La Turquie a lancé des opérations militaires en Libye, en Irak, en Syrie. Elle possède des bases au Qatar et en Somalie. Elle s’affirme avec agressivité dans l’Est de la méditerranée. Pour autant, assiste-t-on réellement à l’émergence d’un nouvel empire ottoman?
Pour Didier Billion, directeur adjoint de l’IRIS, l’Institut des Relations Internationales et Stratégiques, cette image n’est pas réaliste. Retrouvez dans ce nouveau Désalliances, l’intégralité de notre entretien avec ce spécialiste de la Turquie, auteur de nombreux ouvrages sur ce pays et sur la région du Moyen-Orient.
L’auteur de La politique extérieure de la Turquie (Ed. l’Harmattan) considère aussi que l’idée qu’Erdogan soit un «frériste», un membre des Frères musulmans*, organisation considérée comme terroriste par de nombreux pays, relève du fantasme.
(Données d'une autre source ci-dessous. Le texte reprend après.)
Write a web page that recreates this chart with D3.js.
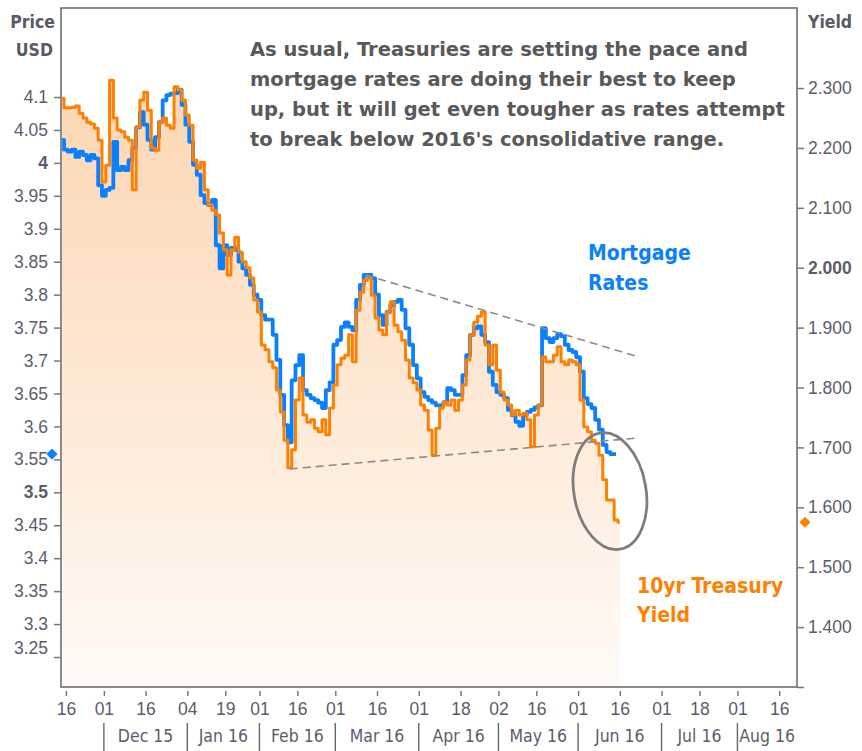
<!DOCTYPE html>
<html>
<head>
<meta charset="utf-8">
<script src="https://cdn.jsdelivr.net/npm/d3@7"></script>
<style>
  body { margin: 0; background: #fff; }
  svg { display: block; font-family: "DejaVu Sans Condensed", "DejaVu Sans", sans-serif; font-stretch: condensed; }
</style>
</head>
<body>
<svg id="chart" width="862" height="751"></svg>
<script>
// first trading day in the series, and bond market holidays (skipped on the x axis)
var startDate = "2015-11-13";
var holidays = ["2015-11-26", "2015-12-25", "2016-01-01", "2016-01-18",
                "2016-02-15", "2016-03-25", "2016-05-30", "2016-07-04"];

// 10yr treasury yield, one value per trading day from Nov 13 2015 (right axis)
var treasuryYield = [
    2.283, 2.267, 2.267, 2.268, 2.270, 2.258, 2.250, 2.243, 2.240, 2.233, 2.213,
    2.143, 2.171, 2.313, 2.250, 2.230, 2.227, 2.218, 2.213, 2.130, 2.235,
    2.280, 2.293, 2.263, 2.200, 2.196, 2.243, 2.250, 2.238, 2.233, 2.302,
    2.297, 2.280, 2.255, 2.238, 2.180, 2.166, 2.176, 2.130, 2.105, 2.096,
    2.088, 2.058, 2.030, 1.988, 2.030, 2.051, 2.026, 2.010, 2.000, 1.983,
    1.946, 1.926, 1.871, 1.863, 1.843, 1.833, 1.796, 1.759, 1.712, 1.666,
    1.696, 1.779, 1.816, 1.754, 1.742, 1.746, 1.732, 1.726, 1.746, 1.721,
    1.766, 1.804, 1.838, 1.849, 1.854, 1.888, 1.843, 1.929, 1.959, 1.979,
    1.983, 1.954, 1.916, 1.896, 1.888, 1.926, 1.943, 1.904, 1.893, 1.879,
    1.846, 1.816, 1.808, 1.796, 1.771, 1.762, 1.729, 1.687, 1.732, 1.766,
    1.776, 1.771, 1.779, 1.762, 1.779, 1.804, 1.846, 1.888, 1.909, 1.919,
    1.926, 1.871, 1.838, 1.871, 1.829, 1.792, 1.779, 1.771, 1.754, 1.762,
    1.754, 1.757, 1.746, 1.701, 1.754, 1.771, 1.851, 1.843, 1.843, 1.854,
    1.868, 1.843, 1.838, 1.846, 1.843, 1.838, 1.779, 1.734, 1.726, 1.712,
    1.707, 1.687, 1.646, 1.612, 1.612, 1.579, 1.575
];

// mortgage rates, same days (left axis)
var mortgageRates = [
    4.035, 4.020, 4.017, 4.020, 4.009, 4.017, 4.012, 4.004, 4.012, 4.007, 3.966,
    3.950, 3.959, 3.962, 4.032, 3.989, 3.994, 3.989, 4.004, 4.023, 4.054,
    4.077, 4.058, 4.035, 4.020, 4.039, 4.062, 4.095, 4.103, 4.105, 4.106,
    4.111, 4.088, 4.058, 4.032, 3.997, 3.982, 3.951, 3.939, 3.936, 3.944,
    3.875, 3.840, 3.875, 3.860, 3.871, 3.868, 3.850, 3.840, 3.830, 3.815,
    3.800, 3.792, 3.769, 3.762, 3.762, 3.739, 3.701, 3.648, 3.602, 3.576,
    3.670, 3.693, 3.708, 3.655, 3.648, 3.643, 3.640, 3.636, 3.628, 3.655,
    3.667, 3.724, 3.731, 3.751, 3.758, 3.751, 3.746, 3.792, 3.815, 3.830,
    3.830, 3.825, 3.800, 3.769, 3.754, 3.774, 3.784, 3.789, 3.792, 3.777,
    3.749, 3.724, 3.693, 3.673, 3.652, 3.645, 3.640, 3.636, 3.632, 3.632,
    3.637, 3.658, 3.655, 3.648, 3.648, 3.678, 3.708, 3.739, 3.749, 3.752,
    3.739, 3.728, 3.683, 3.663, 3.652, 3.648, 3.643, 3.625, 3.617, 3.607,
    3.601, 3.617, 3.622, 3.625, 3.629, 3.632, 3.749, 3.734, 3.728, 3.734,
    3.740, 3.737, 3.724, 3.716, 3.713, 3.705, 3.683, 3.643, 3.634, 3.628,
    3.610, 3.595, 3.572, 3.561, 3.558, 3.558
];

var dayTicks = ["2015-11-16", "2015-12-01", "2015-12-16", "2016-01-04", "2016-01-19",
                "2016-02-01", "2016-02-16", "2016-03-01", "2016-03-16", "2016-04-01",
                "2016-04-18", "2016-05-02", "2016-05-16", "2016-06-01", "2016-06-16",
                "2016-07-01", "2016-07-18", "2016-08-01", "2016-08-16"];
var monthStarts = ["2015-12-01", "2016-01-04", "2016-02-01", "2016-03-01", "2016-04-01",
                   "2016-05-02", "2016-06-01", "2016-07-01", "2016-08-01"];
var monthLabels = ["Dec 15", "Jan 16", "Feb 16", "Mar 16", "Apr 16", "May 16", "Jun 16", "Jul 16", "Aug 16"];

var priceTicks = [4.1, 4.05, 4, 3.95, 3.9, 3.85, 3.8, 3.75, 3.7, 3.65, 3.6, 3.55, 3.5, 3.45, 3.4, 3.35, 3.3, 3.25];
var yieldTicks = [2.3, 2.2, 2.1, 2.0, 1.9, 1.8, 1.7, 1.6, 1.5, 1.4, 1.3];

// trend lines drawn against the yield axis
var upperTrend = [["2016-03-11", 1.988], ["2016-06-22", 1.853]];
var lowerTrend = [["2016-02-11", 1.664], ["2016-06-23", 1.716]];

var noteLines = [
    "As usual, Treasuries are setting the pace and",
    "mortgage rates are doing their best to keep",
    "up, but it will get even tougher as rates attempt",
    "to break below 2016's consolidative range."
];

// trading day list (weekdays minus holidays)
var fmt = d3.timeFormat("%Y-%m-%d");
var parse = d3.timeParse("%Y-%m-%d");
var days = d3.timeDay.range(parse(startDate), parse("2016-09-10"))
    .filter(d => d.getDay() % 6 != 0 && holidays.indexOf(fmt(d)) < 0)
    .map(fmt);
function dayIndex(s) { return days.indexOf(s); }

var plotLeft = 61, plotRight = 797, plotTop = 8, plotBottom = 687;
var axisColor = "#5c5c6a";

var svg = d3.select("#chart");

var x = d3.scaleLinear()
    .domain([dayIndex("2015-11-16") - 1.3, dayIndex("2016-08-16") + 4.7])
    .range([plotLeft, plotRight]);
var yPrice = d3.scaleLinear().domain([3.2045, 4.2351]).range([plotBottom, plotTop]);
var yYield = d3.scaleLinear().domain([1.3, 2.4336]).range([plotBottom, plotTop]);

// fill gradient under the treasury line
var defs = svg.append("defs");
var grad = defs.append("linearGradient")
    .attr("id", "fillGrad")
    .attr("gradientUnits", "userSpaceOnUse")
    .attr("x1", 0).attr("x2", 0)
    .attr("y1", 85).attr("y2", plotBottom);
grad.append("stop").attr("offset", 0).attr("stop-color", "#fcd6b2");
grad.append("stop").attr("offset", 1).attr("stop-color", "#fffaf6");

var area = d3.area()
    .curve(d3.curveStep)
    .x((d, i) => x(i))
    .y0(plotBottom)
    .y1(d => yYield(d));

svg.append("path")
    .datum(treasuryYield)
    .attr("d", area)
    .attr("fill", "url(#fillGrad)");

// frame
svg.append("rect")
    .attr("x", plotLeft).attr("y", plotTop)
    .attr("width", plotRight - plotLeft).attr("height", plotBottom - plotTop)
    .attr("fill", "none")
    .attr("stroke", "#6e6e6e")
    .attr("stroke-width", 1.6);

// lines
var mortgageLine = d3.line()
    .curve(d3.curveStep)
    .x((d, i) => x(i))
    .y(d => yPrice(d));
var yieldLine = d3.line()
    .curve(d3.curveStep)
    .x((d, i) => x(i))
    .y(d => yYield(d));

svg.append("path")
    .datum(mortgageRates)
    .attr("d", mortgageLine)
    .attr("fill", "none")
    .attr("stroke", "#0a80ff")
    .attr("stroke-width", 3.8)
    .attr("stroke-linejoin", "round");

svg.append("path")
    .datum(treasuryYield)
    .attr("d", yieldLine)
    .attr("fill", "none")
    .attr("stroke", "#ff8000")
    .attr("stroke-width", 3)
    .attr("stroke-linejoin", "round");

// dashed trend lines
[upperTrend, lowerTrend].forEach(t => {
    svg.append("line")
        .attr("x1", x(dayIndex(t[0][0]))).attr("y1", yYield(t[0][1]))
        .attr("x2", x(dayIndex(t[1][0]))).attr("y2", yYield(t[1][1]))
        .attr("stroke", "#8a8a8a")
        .attr("stroke-width", 1.6)
        .attr("stroke-dasharray", "8,5");
});

// circle round the breakdown
svg.append("ellipse")
    .attr("transform", `translate(${x(dayIndex("2016-06-13")) + 1.5},${yYield(1.627)}) rotate(-10)`)
    .attr("rx", 36).attr("ry", 59)
    .attr("fill", "none")
    .attr("stroke", "#7d7d7d")
    .attr("stroke-width", 2.8);

// left axis
var leftAxis = svg.append("g")
    .attr("transform", `translate(${plotLeft},0)`)
    .call(d3.axisLeft(yPrice).tickValues(priceTicks).tickSize(7).tickPadding(6)
        .tickFormat(d3.format("~f")));
leftAxis.select(".domain").remove();
leftAxis.selectAll("line").attr("stroke", "#777").attr("stroke-width", 1.5);
leftAxis.selectAll("text")
    .attr("fill", axisColor)
    .attr("font-size", 17.5)
    .attr("font-family", null)
    .attr("font-weight", d => (d == 4 || d == 3.5) ? "bold" : null)
    .attr("dy", d => d == 3.25 ? "-0.18em" : "0.32em");

// right axis
var rightAxis = svg.append("g")
    .attr("transform", `translate(${plotRight},0)`)
    .call(d3.axisRight(yYield).tickValues(yieldTicks).tickSize(7).tickPadding(4)
        .tickFormat(d => d < 1.35 ? "" : d3.format(".3f")(d)));
rightAxis.select(".domain").remove();
rightAxis.selectAll("line").attr("stroke", "#777").attr("stroke-width", 1.5);
rightAxis.selectAll("text")
    .attr("fill", axisColor)
    .attr("font-size", 17.5)
    .attr("font-family", null)
    .attr("font-weight", d => d == 2 ? "bold" : null);

// bottom axis, day labels
var bottomAxis = svg.append("g")
    .attr("transform", `translate(0,${plotBottom + 4})`)
    .call(d3.axisBottom(x).tickValues(dayTicks.map(dayIndex)).tickSize(5).tickPadding(7)
        .tickFormat(i => days[i].slice(8)));
bottomAxis.select(".domain").remove();
bottomAxis.selectAll("line").attr("stroke", "#777").attr("stroke-width", 1.5);
bottomAxis.selectAll("text")
    .attr("fill", axisColor)
    .attr("font-size", 17.5)
    .attr("font-family", null);

// month separators and labels
monthStarts.forEach((m, i) => {
    var x0 = x(dayIndex(m));
    var x1 = i < monthStarts.length - 1 ? x(dayIndex(monthStarts[i + 1])) : plotRight;
    svg.append("line")
        .attr("x1", x0).attr("x2", x0)
        .attr("y1", 723).attr("y2", 751)
        .attr("stroke", "#666")
        .attr("stroke-width", 1.4);
    svg.append("text")
        .attr("x", (x0 + x1) / 2)
        .attr("y", 742)
        .attr("text-anchor", "middle")
        .attr("fill", axisColor)
        .attr("font-size", 17.5)
        .text(monthLabels[i]);
});

// axis titles
svg.append("text").attr("x", 55).attr("y", 28).attr("text-anchor", "end")
    .attr("font-size", 17.5).attr("font-weight", "bold").attr("fill", "#5a5a66").text("Price");
svg.append("text").attr("x", 53).attr("y", 56).attr("text-anchor", "end")
    .attr("font-size", 17.5).attr("font-weight", "bold").attr("fill", "#5a5a66").text("USD");
svg.append("text").attr("x", 808).attr("y", 28)
    .attr("font-size", 17.5).attr("font-weight", "bold").attr("fill", "#5a5a66").text("Yield");

// last value markers
var diamond = d3.symbol().type(d3.symbolSquare).size(62);
svg.append("path")
    .attr("d", diamond)
    .attr("transform", `translate(${plotLeft - 9},${yPrice(mortgageRates[mortgageRates.length - 1])}) rotate(45)`)
    .attr("fill", "#0a80ff");
svg.append("path")
    .attr("d", diamond)
    .attr("transform", `translate(${plotRight + 8},${yYield(treasuryYield[treasuryYield.length - 1])}) rotate(45)`)
    .attr("fill", "#ff8000");

// commentary
svg.selectAll(".note")
    .data(noteLines)
    .enter()
    .append("text")
    .attr("class", "note")
    .attr("x", 250)
    .attr("y", (d, i) => 56 + i * 30)
    .attr("font-family", "'DejaVu Sans', sans-serif")
    .style("font-stretch", "normal")
    .attr("font-size", 19.5)
    .attr("font-weight", "bold")
    .attr("fill", "#595959")
    .text(d => d);

// series labels
svg.append("text").attr("x", 588).attr("y", 260)
    .attr("font-size", 21).attr("font-weight", "bold").attr("fill", "#0a80ff").text("Mortgage");
svg.append("text").attr("x", 588).attr("y", 290)
    .attr("font-size", 21).attr("font-weight", "bold").attr("fill", "#0a80ff").text("Rates");
svg.append("text").attr("x", 637).attr("y", 593)
    .attr("font-size", 21).attr("font-weight", "bold").attr("fill", "#ff8000").text("10yr Treasury");
svg.append("text").attr("x", 637).attr("y", 622)
    .attr("font-size", 21).attr("font-weight", "bold").attr("fill", "#ff8000").text("Yield");
</script>
</body>
</html>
Tordant donc le cou à des idées préconçues, Didier Billion estime que les succès de la Turquie en Libye sont bien réels, mais qu’il convient encore d’attendre pour savoir si Ankara s’y installe durablement, comme elle le fait déjà dans le nord de la Syrie. Après tout, ce conflit libyen est loin d’être fini.
Par contre, à l’Est, rien de nouveau. Car en Irak, la récente opération militaire lancée par la Turquie est pour Billion largement critiquable. Erdogan ne fait que s’embourber davantage dans un conflit avec les Kurdes du PKK, conflit qui dure depuis près de quarante ans.
Si les succès font gagner la Turquie en influence dans son environnement proche, les projections militaires d’Erdogan pourraient aussi être considérées comme de l’aventurisme… qui pourrait bien l’affaiblir sur la scène nationale.